Yajing Liu, Terence T W Wong, Junhui Shi, Yun He, Liming Nie, and Lihong V. Wang
Published: 28 February 2023
Mapping diverse cellular components with high spatial resolution is important to interrogate biological systems and study disease pathogenesis. Conventional optical imaging techniques for mapping biomolecular profiles with differential staining and labeling methods are cumbersome. Different types of cellular components exhibit distinctive characteristic absorption spectra across a wide wavelength range. By virtue of this property, a lab-made wide-band optical-resolution photoacoustic microscopy (wbOR-PAM) system, which covers wavelengths from the ultraviolet and visible to the shortwave infrared regions, was designed and developed to capture multiple cellular components in 300-μm-thick brain slices at nine different wavelengths without repetitive staining and complicated processing. This wbOR-PAM system provides abundant spectral information. A reflective objective lens with an infinite conjugate design was applied to focus laser beams with different wavelengths, avoiding chromatic aberration. The molecular components of complex brain slices were probed without labeling. The findings of the present study demonstrated a distinctive absorption of phospholipids, a major component of the cell membrane, brain, and nervous system, at 1690 nm and revealed their precise distribution with microscopic resolution in a mouse brain, for the first time.
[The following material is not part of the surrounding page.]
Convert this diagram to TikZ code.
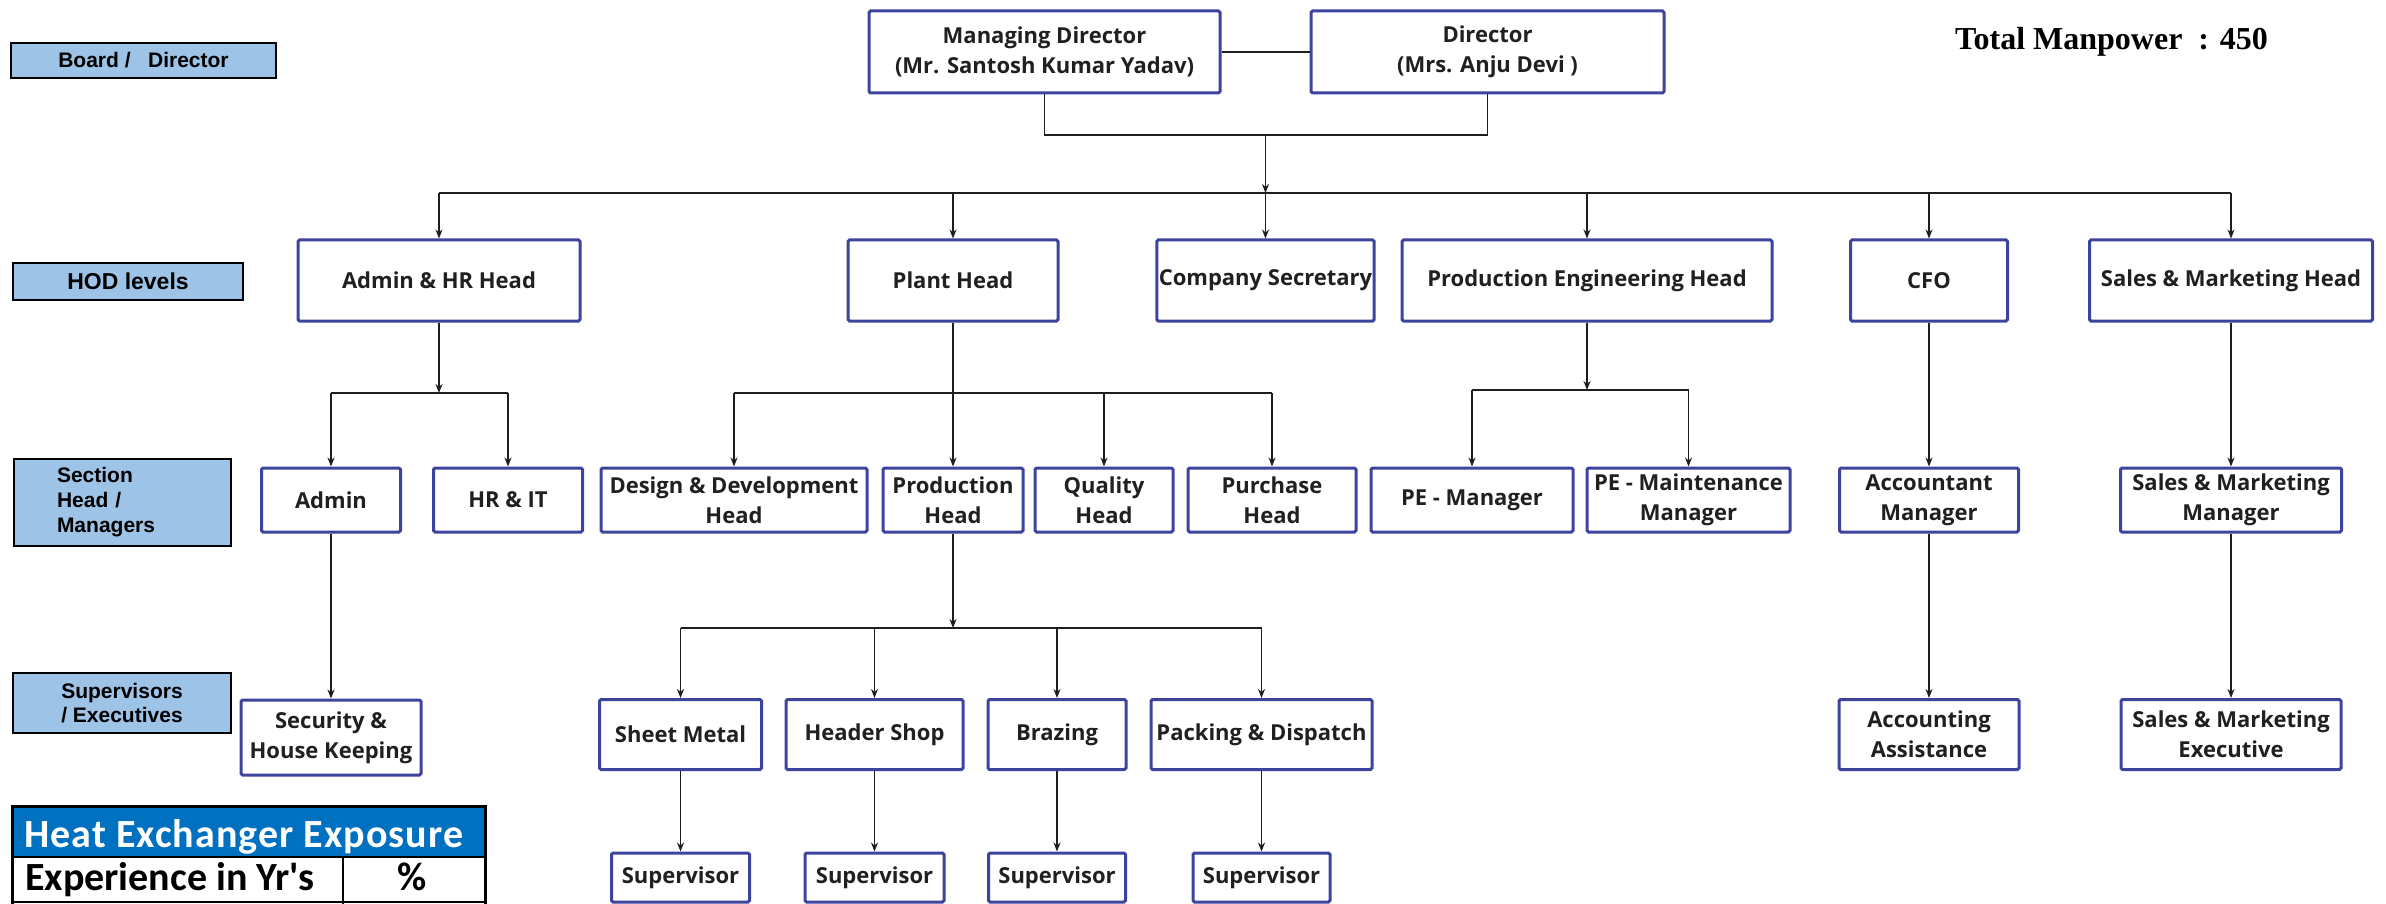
\documentclass[tikz,border=0pt]{standalone}
\usepackage{fontspec}
\setmainfont{Open Sans}
\newfontfamily\boxfont{Open Sans}
\newfontfamily\lblfont{Liberation Sans}
\newfontfamily\serfont{Liberation Serif}
\newfontfamily\calfont{Carlito}[Ligatures=TeXOff]
\newfontfamily\calwide{Carlito}[Ligatures=TeXOff, LetterSpace=2.6]
\usetikzlibrary{arrows.meta}
\definecolor{lblfill}{RGB}{157,195,230}
\definecolor{orgline}{RGB}{60,68,158}
\definecolor{txtgray}{RGB}{32,32,32}
\definecolor{tblue}{RGB}{0,112,192}
\definecolor{conncol}{RGB}{30,30,30}
\begin{document}
\begin{tikzpicture}[x=1pt,y=-1pt,
  orgbox/.style={draw=orgline, line width=3pt, fill=white, rounded corners=1.5pt,
    inner xsep=2pt, inner ysep=0pt, align=center, text=txtgray,
    font=\boxfont\bfseries\fontsize{22}{30}\selectfont},
  lblbox/.style={draw=black, line width=2pt, fill=lblfill, inner sep=0pt, align=center,
    font=\lblfont\bfseries\fontsize{21}{24}\selectfont},
  lvltwo/.style={orgbox, minimum height=81pt},
  lvlthree/.style={orgbox, minimum height=64pt},
  lvlfour/.style={orgbox, minimum height=70pt},
  lvlfive/.style={orgbox, minimum height=49pt},
  conn/.style={draw=conncol, line width=1.6pt},
  arr/.style={conn, -{Stealth[length=9pt,width=7pt]}},
  tbltext/.style={anchor=base west, inner sep=0pt, font=\calfont\bfseries\fontsize{40}{44}\selectfont},
]
\useasboundingbox (0,0) rectangle (2386,904);

% level labels
\node[lblbox, minimum width=265pt, minimum height=35pt] (lb1) at (143.5,60.5) {Board /\ \ \ Director};
\node[lblbox, minimum width=230pt, minimum height=37pt, font=\lblfont\bfseries\fontsize{23}{26}\selectfont] (lb2) at (128,281.5) {HOD levels};
\node[lblbox, minimum width=217pt, minimum height=87pt, align=left, text width=131pt, font=\lblfont\bfseries\fontsize{21}{25}\selectfont] (lb3) at (122.5,502.5) {Section\\Head /\\Managers};
\node[lblbox, minimum width=218pt, minimum height=60pt] (lb4) at (122,703) {Supervisors\\/ Executives};

% total manpower
\node[anchor=base west, inner sep=0pt, font=\serfont\bfseries\fontsize{32}{36}\selectfont] (tm) at (1955,50) {Total Manpower\ \ : 450};

% level 1
\node[orgbox, minimum width=351pt, minimum height=82pt] (md) at (1044.5,52) {Managing Director\\(Mr. Santosh Kumar Yadav)};
\node[orgbox, minimum width=353pt, minimum height=82pt] (dir) at (1487.5,52) {Director\\(Mrs. Anju Devi )};

% level 2
\node[lvltwo, minimum width=282pt] (adminhr) at (439,280.5) {Admin \& HR Head};
\node[lvltwo, minimum width=210pt] (plant) at (953,280.5) {Plant Head};
\node[lvltwo, minimum width=217pt] (cs) at (1265.5,280.5) {Company Secretary};
\node[lvltwo, minimum width=370pt] (pe) at (1587,280.5) {Production Engineering Head};
\node[lvltwo, minimum width=157pt] (cfo) at (1929,280.5) {CFO};
\node[lvltwo, minimum width=283pt] (smh) at (2231,280.5) {Sales \& Marketing Head};

% level 3
\node[lvlthree, minimum width=139pt] (admin) at (331,500) {Admin};
\node[lvlthree, minimum width=149pt] (hrit) at (508,500) {HR \& IT};
\node[lvlthree, minimum width=266pt] (dd) at (734,500) {Design \& Development\\Head};
\node[lvlthree, minimum width=140pt] (prod) at (953,500) {Production\\Head};
\node[lvlthree, minimum width=138pt] (qual) at (1104,500) {Quality\\Head};
\node[lvlthree, minimum width=168pt] (purch) at (1272,500) {Purchase\\Head};
\node[lvlthree, minimum width=202pt] (pem) at (1472,500) {PE - Manager};
\node[lvlthree, minimum width=203pt] (pemm) at (1688.5,500) {PE - Maintenance\\Manager};
\node[lvlthree, minimum width=179pt] (acct) at (1929,500) {Accountant\\Manager};
\node[lvlthree, minimum width=221pt] (smm) at (2231,500) {Sales \& Marketing\\Manager};

% level 4
\node[orgbox, minimum width=180pt, minimum height=75pt] (sec) at (331,737.5) {Security \&\\House Keeping};
\node[lvlfour, minimum width=162pt] (sheet) at (680.5,734.5) {Sheet Metal};
\node[lvlfour, minimum width=177pt] (header) at (874.5,734.5) {Header Shop};
\node[lvlfour, minimum width=138pt] (braz) at (1057,734.5) {Brazing};
\node[lvlfour, minimum width=221pt] (pack) at (1261.5,734.5) {Packing \& Dispatch};
\node[lvlfour, minimum width=180pt] (acca) at (1929,734.5) {Accounting\\Assistance};
\node[lvlfour, minimum width=220pt] (sme) at (2231,734.5) {Sales \& Marketing\\Executive};

% level 5
\node[lvlfive, minimum width=138pt] (sup1) at (680.5,877.5) {Supervisor};
\node[lvlfive, minimum width=139pt] (sup2) at (874.5,877.5) {Supervisor};
\node[lvlfive, minimum width=137pt] (sup3) at (1057,877.5) {Supervisor};
\node[lvlfive, minimum width=137pt] (sup4) at (1261.5,877.5) {Supervisor};

% connectors level 1 -> 2
\coordinate (jt) at (1265.5,135);
\coordinate (trunk) at (1265.5,193);
\draw[conn] (md) -- (dir);
\draw[conn] (md.south) |- (jt) -| (dir.south);
\draw[arr] (jt) -- (trunk);
\draw[conn] (trunk -| adminhr) -- (trunk -| smh);
\foreach \n in {adminhr,plant,pe,cfo,smh} \draw[arr] (trunk -| \n) -- (\n);
\draw[arr] (trunk) -- (cs);

% level 2 -> 3
\coordinate (ja) at (439,393);
\draw[arr] (adminhr) -- (ja);
\draw[conn] (ja -| admin) -- (ja -| hrit);
\foreach \n in {admin,hrit} \draw[arr] (ja -| \n) -- (\n);

\coordinate (jp) at (953,393);
\draw[arr] (plant) -- (prod);
\draw[conn] (jp -| dd) -- (jp -| purch);
\foreach \n in {dd,qual,purch} \draw[arr] (jp -| \n) -- (\n);

\coordinate (jpe) at (1587,390);
\draw[arr] (pe) -- (jpe);
\draw[conn] (jpe -| pem) -- (jpe -| pemm);
\foreach \n in {pem,pemm} \draw[arr] (jpe -| \n) -- (\n);

\draw[arr] (cfo) -- (acct);
\draw[arr] (smh) -- (smm);

% level 3 -> 4
\draw[arr] (admin) -- (sec);
\coordinate (jq) at (953,628);
\draw[arr] (prod) -- (jq);
\draw[conn] (jq -| sheet) -- (jq -| pack);
\foreach \n in {sheet,header,braz,pack} \draw[arr] (jq -| \n) -- (\n);
\draw[arr] (acct) -- (acca);
\draw[arr] (smm) -- (sme);

% level 4 -> 5
\draw[arr] (sheet) -- (sup1);
\draw[arr] (header) -- (sup2);
\draw[arr] (braz) -- (sup3);
\draw[arr] (pack) -- (sup4);

% table
\fill[tblue] (12,806) rectangle (485,857);
\draw[line width=2pt] (12,857) -- (485,857);
\draw[line width=1.5pt] (12,902) -- (485,902);
\draw[line width=1.5pt] (343,857) -- (343,904);
\draw[line width=3pt] (12,904) -- (12,806) -- (485,806) -- (485,904);
\node[tbltext, text=white, font=\calwide\bfseries\fontsize{40}{44}\selectfont] (th) at (24,847) {Heat Exchanger Exposure};
\node[tbltext] (tc1) at (25,890) {Experience in Yr's};
\node[tbltext, anchor=base] (tc2) at (412,890) {\%};
\end{tikzpicture}
\end{document}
This novel imaging modality provides a new opportunity to investigate important biomolecular components without either labeling or lengthy specimen processing, thus, laying the groundwork for revealing cellular mechanisms involved in disease pathogenesis.
Label-free multi-wavelength wbOR-PAM images of a formalin-fixed 5-μm-thick mouse brain slice at six different wavelengths. (a) DNA/RNA and protein show strong absorption at 225 nm. (b-f) The remaining five wavelengths illustrate the distribution of DNA/RNA, protein, cytochrome, and lipids at 266, 280, 420, 450, and 1210 nm wavelengths, respectively.